International information
- National side: Sri Lanka (2013–2016);
- T20I debut (cap 50): 21 November 2013 v New Zealand
- Last T20I: 5 July 2016 v England

Domestic team information
- 2011–present: Sinhalese Sports Club
- Tamil Union CAC

Career statistics
| Competition | T20I | FC | LA |
| Matches | 2 | 35 | 38 |
| Runs scored | 19 | 1,028 | 496 |
| Batting average | 19.00 | 21.87 | 19.07 |
| 100s/50s | 0/0 | 0/6 | 0/0 |
| Top score | 19 | 91* | 49* |
| Balls bowled | 39 | 4,123 | 1,356 |
| Wickets | 1 | 81 | 34 |
| Bowling average | 46.00 | 29.23 | 31.17 |
| 5 wickets in innings | 0 | 2 | 0 |
| 10 wickets in match | 0 | 0 | 0 |
| Best bowling | 1/19 | 8/102 | 4/30 |
| Catches/stumpings | 0/– | 37/– | 13/– |

Medal record
Representing Sri Lanka
Men's Cricket
Asian Games
| Gold medal – first place | 2014 Incheon | Team |
- Source: Cricinfo, 10 March 2018

= Ramith Rambukwella =

Sri Lankan cricketer

Ramith Rambukwella (born 8 September 1991) is a former Sri Lankan first-class cricketer who played for Tamil Union Cricket and Athletic Club and Twenty20 Internationals for Sri Lanka national side. Ramith has been named as a suspect in the allegations of misappropriating approximately Rs. 8 million from Ministry funds to pay salaries and maintain staff, despite these individuals not rendering any official services.

His father Keheliya Rambukwella was a minister and was a member of parliament in Sri Lankan government and has been remanded in 2025 over the same allegation.

==Domestic career==
In April 2018, he was named in Galle's squad for the 2018 Super Provincial One Day Tournament. In August 2018, he was named in Dambulla's squad the 2018 SLC T20 League.

==International career==
He made his Twenty20 International (T20I) debut against New Zealand on 21 November 2013 as the 50th T20I cap for Sri Lanka.

Rambukwella, who was in UK with the Sri Lanka A team in July 2016, was called up to Sri Lanka's squad for the T20I against England on 5 July 2016.

==Personal life==
Rambukwella is married to his longtime partner Natali, where the wedding was celebrated on 3 May 2017 in Galle Face Hotel.

==Arrest and misbehavior==

In May 2025, Rambukwella was remanded until June 3 by the Colombo Magistrate’s Court following his arrest.
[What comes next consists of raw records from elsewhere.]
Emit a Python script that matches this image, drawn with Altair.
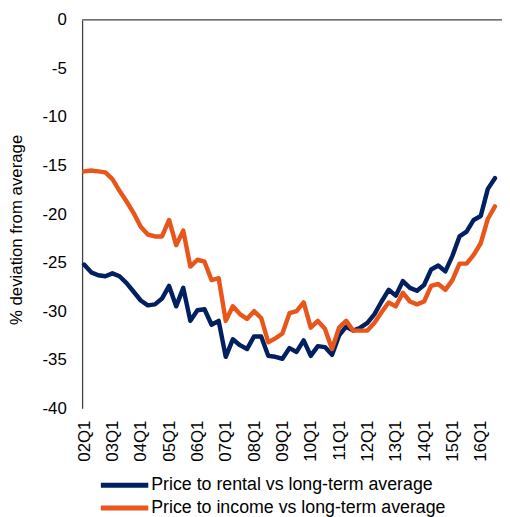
import altair as alt
import pandas as pd

quarters = [f"{y:02d}Q{q}" for y in range(2, 17) for q in range(1, 5)][:59]

rental = [-25.2, -26.0, -26.3, -26.4, -26.1, -26.4, -27.1, -28.0, -28.9, -29.4,
          -29.3, -28.7, -27.4, -29.5, -27.6, -31.0, -29.9, -29.8, -31.4, -31.0,
          -34.7, -32.9, -33.5, -33.9, -32.6, -32.6, -34.6, -34.7, -34.9, -33.8,
          -34.2, -33.0, -34.6, -33.6, -33.7, -34.5, -32.5, -31.6, -32.0, -31.7,
          -31.2, -30.3, -29.0, -27.8, -28.4, -26.9, -27.6, -27.9, -27.3, -25.7,
          -25.3, -25.9, -24.3, -22.3, -21.8, -20.6, -20.2, -17.4, -16.3]

income = [-15.6, -15.5, -15.6, -15.7, -16.4, -17.6, -18.7, -19.9, -21.3, -22.1,
          -22.3, -22.3, -20.6, -23.2, -21.7, -25.4, -24.7, -24.9, -26.8, -26.6,
          -31.0, -29.5, -30.3, -30.8, -30.0, -30.7, -33.2, -32.8, -32.3, -30.2,
          -30.0, -29.1, -31.7, -31.0, -31.8, -33.9, -31.7, -31.0, -32.0, -32.0,
          -32.0, -31.2, -30.1, -29.1, -29.5, -28.1, -29.0, -29.3, -29.0, -27.4,
          -27.2, -27.8, -26.8, -25.1, -25.1, -24.2, -23.0, -20.5, -19.2]

series_names = ["Price to rental vs long-term average",
                "Price to income vs long-term average"]
series_colors = ["#002060", "#E9561B"]
y_ticks = [0, -5, -10, -15, -20, -25, -30, -35, -40]
x_ticks = [i for i, q in enumerate(quarters) if q.endswith("Q1")]

rows = []
for name, vals in zip(series_names, [rental, income]):
    for i, v in enumerate(vals):
        rows.append({"idx": i, "quarter": quarters[i], "series": name, "value": v})
df = pd.DataFrame(rows)

label_array = "[" + ",".join(f"'{q}'" for q in quarters) + "]"
FONT = "Liberation Sans"

x_enc = alt.X("idx:Q",
              scale=alt.Scale(domain=[-0.28, 59.0], nice=False, zero=False),
              axis=alt.Axis(values=x_ticks, labelExpr=f"{label_array}[datum.value]",
                            labelAngle=-90, labelAlign="right", labelBaseline="middle",
                            labelPadding=12, labelFontSize=17, labelFont=FONT,
                            labelColor="#000000", domain=False, ticks=False,
                            grid=False, title=None))
y_enc = alt.Y("value:Q",
              scale=alt.Scale(domain=[-40, 0], nice=False),
              axis=alt.Axis(values=y_ticks, grid=False, ticks=False,
                            labelExpr="toString(datum.value)",
                            domainColor="#404040", domainWidth=1.3,
                            labelFontSize=17, labelFont=FONT, labelColor="#000000",
                            labelPadding=16,
                            title="% deviation from average", titleFontSize=17,
                            titleFont=FONT, titleFontWeight="normal",
                            titleColor="#000000", titleAngle=-90,
                            titleAlign="center", titleBaseline="middle",
                            titleX=-66, titleY=212))

lines = alt.Chart(df).mark_line(strokeWidth=4.5, strokeJoin="round", strokeCap="round").encode(
    x=x_enc,
    y=y_enc,
    color=alt.Color("series:N",
                    scale=alt.Scale(domain=series_names, range=series_colors),
                    sort=series_names,
                    legend=alt.Legend(orient="none", legendX=34, legendY=462,
                                      title=None, direction="vertical",
                                      symbolType="M-4,0H4", symbolSize=144,
                                      symbolStrokeWidth=5, symbolFillColor="transparent",
                                      rowPadding=3,
                                      labelFontSize=18, labelFont=FONT,
                                      labelColor="#000000", labelOffset=18,
                                      labelLimit=500, padding=0)),
    detail="series:N",
)

zero_rule = alt.Chart(pd.DataFrame({"z": [0]})).mark_rule(
    color="#404040", strokeWidth=1.3).encode(y=alt.Y("z:Q"))

chart = alt.layer(lines, zero_rule).properties(
    width=425, height=393,
    autosize=alt.AutoSizeParams(type="none"),
    padding={"left": 75, "top": 9, "right": 0, "bottom": 112},
).configure_view(stroke=None)

chart.save("out.html", embed_options={"renderer": "svg", "actions": False})
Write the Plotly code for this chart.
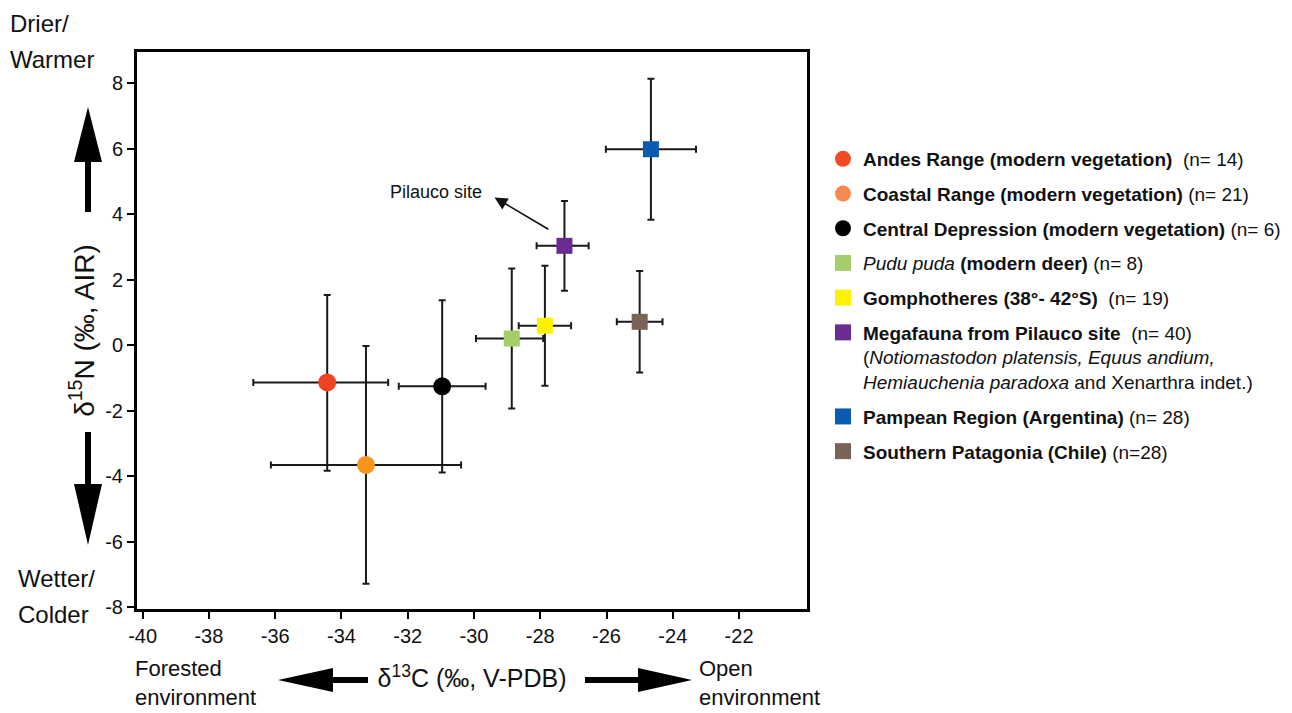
import plotly.graph_objects as go

# ---------------- data ----------------
names = ["Andes Range", "Coastal Range", "Central Depression", "Pudu puda",
         "Gomphotheres", "Megafauna Pilauco", "Pampean Region", "Southern Patagonia"]
legend_labels = [
    "<b>Andes Range (modern vegetation)</b>  (n= 14)",
    "<b>Coastal Range (modern vegetation)</b> (n= 21)",
    "<b>Central Depression (modern vegetation)</b> (n= 6)",
    "<i>Pudu puda</i> <b>(modern deer)</b> (n= 8)",
    "<b>Gomphotheres (38°- 42°S)</b>  (n= 19)",
    "<b>Megafauna from Pilauco site</b>  (n= 40)<br>(<i>Notiomastodon platensis, Equus andium,</i><br><i>Hemiauchenia paradoxa</i> and Xenarthra indet.)",
    "<b>Pampean Region (Argentina)</b> (n= 28)",
    "<b>Southern Patagonia (Chile)</b> (n=28)",
]
d13C = [-34.43, -33.26, -30.96, -28.86, -27.86, -27.27, -24.66, -25.00]
d15N = [-1.13, -3.65, -1.25, 0.21, 0.60, 3.04, 5.99, 0.72]
d13C_err_minus = [2.23, 2.87, 1.31, 1.08, 0.79, 0.84, 1.36, 0.69]
d13C_err_plus = [1.84, 2.87, 1.31, 0.95, 0.79, 0.73, 1.36, 0.69]
d15N_err_minus = [2.70, 3.63, 2.63, 2.14, 1.83, 1.37, 2.15, 1.55]
d15N_err_plus = [2.67, 3.63, 2.63, 2.14, 1.83, 1.37, 2.15, 1.55]
symbols = ["circle", "circle", "circle", "square", "square", "square", "square", "square"]
colors = ["#EE4423", "#F7941D", "#000000", "#A5CD6A", "#FFF200", "#6B2C91", "#0B5CB0", "#7A6457"]
legend_colors = ["#F04A24", "#F48A50", "#000000", "#A5CD6A", "#FFF200", "#6B2C91", "#0B5CB0", "#7A6457"]

x_ticks = [-40, -38, -36, -34, -32, -30, -28, -26, -24, -22]
y_ticks = [-8, -6, -4, -2, 0, 2, 4, 6, 8]

pilauco_label = "Pilauco site"
pilauco_label_pos = (-31.15, 4.68)
pilauco_arrow_tip = (-29.38, 4.52)
pilauco_arrow_tail = (-27.71, 3.52)

# ---------------- layout helpers ----------------
OFF = 8                       # page body margin
FIG_W, FIG_H = 1292 - OFF, 713 - OFF
L, T, W, H = 137 - OFF, 52 - OFF, 670, 557
FONT = "Liberation Sans, Arial, Helvetica, sans-serif"
TXT = "#111111"


def pxx(x):
    """screen pixel x -> paper coordinate"""
    return (x - OFF - L) / W


def pxy(y):
    """screen pixel y -> paper coordinate"""
    return (T + H - (y - OFF)) / H


def poly_path(pts):
    return "M " + " L ".join(f"{pxx(a):.5f},{pxy(b):.5f}" for a, b in pts) + " Z"


fig = go.Figure()

for i in range(len(names)):
    fig.add_trace(go.Scatter(
        x=[d13C[i]], y=[d15N[i]], mode="markers", name=names[i],
        marker=dict(symbol=symbols[i], size=18 if symbols[i] == "circle" else 16,
                    color=colors[i], line=dict(width=0)),
        error_x=dict(type="data", symmetric=False, array=[d13C_err_plus[i]],
                     arrayminus=[d13C_err_minus[i]], color="#1a1a1a", thickness=2, width=3.5),
        error_y=dict(type="data", symmetric=False, array=[d15N_err_plus[i]],
                     arrayminus=[d15N_err_minus[i]], color="#1a1a1a", thickness=2, width=3.5),
        showlegend=False, hoverinfo="skip",
    ))

for i in range(len(names)):
    fig.add_trace(go.Scatter(
        x=[None], y=[None], mode="markers", name=legend_labels[i],
        legendgroup=f"g{i}",
        marker=dict(symbol=symbols[i], size=16, color=legend_colors[i], line=dict(width=0)),
        showlegend=True,
    ))

# big direction arrows (decorative), defined in screen pixel space
shapes = []
arrow_polys = [
    [(85, 212), (85, 162), (74, 162), (88, 107), (102, 162), (91, 162), (91, 212)],
    [(85, 432), (85, 484), (74, 484), (88, 545), (102, 484), (91, 484), (91, 432)],
    [(368, 677), (333, 677), (333, 668), (278, 680), (333, 692), (333, 683), (368, 683)],
    [(585, 677), (638, 677), (638, 668), (692, 680), (638, 692), (638, 683), (585, 683)],
]
for poly in arrow_polys:
    shapes.append(dict(type="path", xref="paper", yref="paper", path=poly_path(poly),
                       fillcolor="#000000", line=dict(width=0), layer="above"))

annotations = []
# single-line side labels: (text, left x, center y)
side_texts = [
    ("Drier/", 8, 24), ("Warmer", 8, 59),
    ("Wetter/", 16, 578), ("Colder", 16, 614),
]
for txt, x0, y0 in side_texts:
    annotations.append(dict(text=txt, xref="paper", yref="paper", x=pxx(x0), y=pxy(y0),
                            xanchor="left", yanchor="middle", showarrow=False,
                            font=dict(family=FONT, size=24, color=TXT)))
# two-line labels under the x axis: (text, left x, bottom y)
bottom_texts = [
    ("Forested<br>environment", 133, 712),
    ("Open<br>environment", 697, 712),
]
for txt, x0, y0 in bottom_texts:
    annotations.append(dict(text=txt, xref="paper", yref="paper", x=pxx(x0), y=pxy(y0),
                            xanchor="left", yanchor="bottom", align="left", showarrow=False,
                            font=dict(family=FONT, size=22, color=TXT)))

annotations.append(dict(text=pilauco_label, x=pilauco_label_pos[0], y=pilauco_label_pos[1],
                        xref="x", yref="y", showarrow=False, xanchor="center", yanchor="middle",
                        font=dict(family=FONT, size=18, color=TXT)))
annotations.append(dict(text="", x=pilauco_arrow_tip[0], y=pilauco_arrow_tip[1],
                        ax=pilauco_arrow_tail[0], ay=pilauco_arrow_tail[1],
                        xref="x", yref="y", axref="x", ayref="y",
                        showarrow=True, arrowhead=2, arrowsize=1.6, arrowwidth=1.6,
                        arrowcolor="#111111", standoff=0))

fig.update_layout(
    width=FIG_W, height=FIG_H,
    margin=dict(l=L, r=FIG_W - L - W, t=T, b=FIG_H - T - H, autoexpand=False),
    paper_bgcolor="white", plot_bgcolor="white",
    font=dict(family=FONT, color=TXT),
    shapes=shapes, annotations=annotations,
    legend=dict(x=pxx(823), y=pxy(140), xanchor="left", yanchor="top",
                font=dict(family=FONT, size=19, color=TXT),
                bgcolor="rgba(0,0,0,0)", borderwidth=0,
                tracegroupgap=7, traceorder="grouped", valign="top",
                itemclick=False, itemdoubleclick=False),
    xaxis=dict(range=[-40.17, -19.95], tickvals=x_ticks, ticktext=[str(v) for v in x_ticks],
               ticks="outside", ticklen=7, tickwidth=2, tickcolor="#000",
               showline=True, linewidth=3, linecolor="#000", mirror=True,
               showgrid=False, zeroline=False,
               tickfont=dict(family=FONT, size=20, color=TXT),
               title=dict(text="δ<sup>13</sup>C (‰, V-PDB)", standoff=24,
                          font=dict(family=FONT, size=25, color=TXT))),
    yaxis=dict(range=[-8.05, 8.96], tickvals=y_ticks, ticktext=[str(v) for v in y_ticks],
               ticks="outside", ticklen=7, tickwidth=2, tickcolor="#000",
               showline=True, linewidth=3, linecolor="#000", mirror=True,
               showgrid=False, zeroline=False,
               tickfont=dict(family=FONT, size=20, color=TXT),
               title=dict(text="δ<sup>15</sup>N (‰, AIR)", standoff=3,
                          font=dict(family=FONT, size=28, color=TXT))),
)

fig.write_html("out.html")
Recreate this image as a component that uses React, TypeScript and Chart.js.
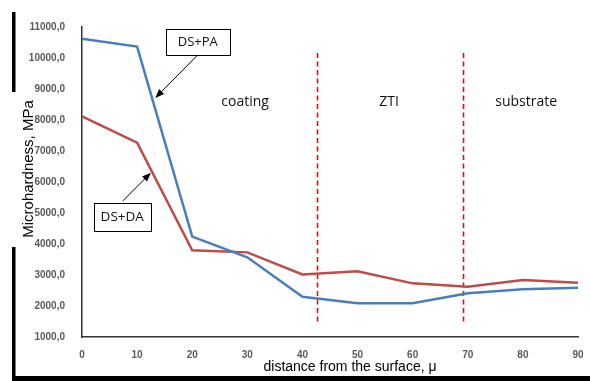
import React, { useEffect, useRef } from "react";
import { Chart, registerables } from "chart.js";

Chart.register(...registerables);

// ---- data ----
const distances = [0, 10, 20, 30, 40, 50, 60, 70, 80, 90];
const dsPa = [10620, 10370, 4240, 3570, 2300, 2090, 2090, 2410, 2540, 2590];
const dsDa = [8120, 7270, 3800, 3730, 3020, 3120, 2730, 2620, 2840, 2750];
const seriesNames = ["DS+PA", "DS+DA"];
const zoneBounds = [42.6, 69.2];
const zoneBoundRange = [1390, 10160];
const zoneLabels = ["coating", "ZTI", "substrate"];
const zoneLabelX = [29.6, 55.7, 80.6];
const zoneLabelY = 8580;
// annotation callouts: [boxCenterX, boxCenterY, arrowStartX, arrowStartY, arrowTipX, arrowTipY] in data units
const calloutPa = [21.0, 10530, 21.0, 10100, 13.3, 8710];
const calloutDa = [7.3, 4880, 7.4, 5390, 12.5, 6300];
const yTitle = "Microhardness, MPa";
const xTitle = "distance from the surface, \u03bc";

const BLUE = "#4a7ebb";
const RED = "#be4b48";

const overlayPlugin = {
  id: "overlay",
  beforeDraw(chart: any) {
    const ctx = chart.ctx;
    ctx.save();
    ctx.fillStyle = "#ffffff";
    ctx.fillRect(0, 0, chart.width, chart.height);
    // shadow frame
    ctx.fillStyle = "#000000";
    ctx.fillRect(12, 12, 3.5, 366);
    ctx.fillRect(12, 376, chart.width - 12, 5);
    ctx.fillStyle = "#ffffff";
    ctx.fillRect(11, 92, 6, 155);
    ctx.restore();
  },
  beforeDatasetsDraw(chart: any) {
    const ctx = chart.ctx;
    const xs = chart.scales.x;
    const ys = chart.scales.y;
    ctx.save();
    ctx.strokeStyle = "#ff0000";
    ctx.lineWidth = 1.6;
    ctx.setLineDash([5, 3.5]);
    zoneBounds.forEach((b) => {
      const px = Math.round(xs.getPixelForValue(b)) + 0.5;
      ctx.beginPath();
      ctx.moveTo(px, ys.getPixelForValue(zoneBoundRange[1]));
      ctx.lineTo(px, ys.getPixelForValue(zoneBoundRange[0]));
      ctx.stroke();
    });
    ctx.restore();
  },
  afterDraw(chart: any) {
    const ctx = chart.ctx;
    const xs = chart.scales.x;
    const ys = chart.scales.y;
    ctx.save();
    // zone labels
    ctx.fillStyle = "#111111";
    ctx.font = "14px 'Open Sans'";
    ctx.textAlign = "center";
    ctx.textBaseline = "middle";
    zoneLabels.forEach((t, i) => {
      ctx.fillText(t, xs.getPixelForValue(zoneLabelX[i]), ys.getPixelForValue(zoneLabelY));
    });

    // axis titles
    ctx.fillStyle = "#000000";
    ctx.font = "14px 'Liberation Sans'";
    ctx.fillText(xTitle, 350, 367);
    ctx.save();
    ctx.translate(29, 169);
    ctx.rotate(-Math.PI / 2);
    ctx.font = "15px 'Liberation Sans'";
    ctx.fillText(yTitle, 0, 0);
    ctx.restore();

    const drawCallout = (c: number[], label: string, w: number, h: number, fs: number) => {
      const cx = xs.getPixelForValue(c[0]);
      const cy = ys.getPixelForValue(c[1]);
      const sx = xs.getPixelForValue(c[2]);
      const sy = ys.getPixelForValue(c[3]);
      const tx = xs.getPixelForValue(c[4]);
      const ty = ys.getPixelForValue(c[5]);
      // arrow line
      const ang = Math.atan2(ty - sy, tx - sx);
      const headLen = 9;
      const headW = 3.5;
      const bx = tx - headLen * Math.cos(ang);
      const by = ty - headLen * Math.sin(ang);
      ctx.strokeStyle = "#000000";
      ctx.lineWidth = 1;
      ctx.beginPath();
      ctx.moveTo(sx, sy);
      ctx.lineTo(bx, by);
      ctx.stroke();
      ctx.fillStyle = "#000000";
      ctx.beginPath();
      ctx.moveTo(tx, ty);
      ctx.lineTo(bx + headW * Math.sin(ang), by - headW * Math.cos(ang));
      ctx.lineTo(bx - headW * Math.sin(ang), by + headW * Math.cos(ang));
      ctx.closePath();
      ctx.fill();
      // box
      ctx.fillStyle = "#ffffff";
      ctx.fillRect(cx - w / 2, cy - h / 2, w, h);
      ctx.strokeStyle = "#000000";
      ctx.lineWidth = 1;
      ctx.strokeRect(Math.round(cx - w / 2) + 0.5, Math.round(cy - h / 2) + 0.5, w, h);
      ctx.fillStyle = "#111111";
      ctx.font = fs + "px 'Open Sans'";
      ctx.textAlign = "center";
      ctx.textBaseline = "middle";
      ctx.fillText(label, cx, cy + 0.5);
    };
    drawCallout(calloutPa, seriesNames[0], 64, 26, 13);
    drawCallout(calloutDa, seriesNames[1], 57, 28, 13.5);
    ctx.restore();
  },
};

export default function App() {
  const ref = useRef<HTMLCanvasElement>(null);
  useEffect(() => {
    if (!ref.current) return;
    const chart = new Chart(ref.current, {
      type: "line",
      data: {
        datasets: [
          {
            label: seriesNames[0],
            data: distances.map((d, i) => ({ x: d, y: dsPa[i] })),
            borderColor: BLUE,
            backgroundColor: BLUE,
            borderWidth: 2.5,
            pointRadius: 0,
            tension: 0,
          },
          {
            label: seriesNames[1],
            data: distances.map((d, i) => ({ x: d, y: dsDa[i] })),
            borderColor: RED,
            backgroundColor: RED,
            borderWidth: 2.5,
            pointRadius: 0,
            tension: 0,
          },
        ],
      },
      options: {
        responsive: false,
        animation: false,
        devicePixelRatio: 1,
        layout: { padding: { left: 0, right: 12, top: 27, bottom: 0 } },
        plugins: {
          legend: { display: false },
          tooltip: { enabled: false },
        },
        scales: {
          x: {
            type: "linear",
            min: 0,
            max: 90,
            grid: { display: false },
            border: { display: true, color: "#333333", width: 1.5 },
            ticks: {
              stepSize: 10,
              padding: 4,
              color: "#595959",
              font: { family: "'Liberation Sans'", size: 10, weight: "bold" },
              maxRotation: 0,
            },
            afterFit: (s: any) => {
              s.height = 44;
            },
          },
          y: {
            type: "linear",
            min: 1000,
            max: 11000,
            grid: { display: false },
            border: { display: true, color: "#333333", width: 1.5 },
            ticks: {
              stepSize: 1000,
              padding: 9,
              color: "#595959",
              font: { family: "'Liberation Sans'", size: 10, weight: "bold" },
              callback: (v: any) => Number(v).toFixed(1).replace(".", ","),
            },
            afterFit: (s: any) => {
              s.width = 82;
            },
          },
        },
      },
      plugins: [overlayPlugin],
    });
    return () => chart.destroy();
  }, []);
  return (
    <div style={{ position: "fixed", left: 0, top: 0, width: 590, height: 381, background: "#fff" }}>
      <canvas ref={ref} width={590} height={381} style={{ display: "block" }} />
    </div>
  );
}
The case stems from allegations that during his tenure as Minister of Mass Media, Health, and Environment in 2021–2023, Keheliya Rambukwella appointed several close associates to his personal staff and unlawfully obtained allowances on their behalf. Investigations by the Commission to Investigate Allegations of Bribery or Corruption (CIABOC) revealed that these actions caused a financial loss exceeding Rs. 8 million to the state.

On 18 July 2013, Rambukwella was fined with 50% of his tour fee of the West Indies after causing mild panic on a flight by attempting to open the cabin door at 35,000 feet. He was drunk at that time, where he had mistaken the cabin door for the lavatory, and suggested he had been half-asleep, which is what prompted the error.

In September 2013, he was arrested following a car accident in Colombo, which struck a wall. He was arrested again in March 2018, for involving in drunk driving and assault.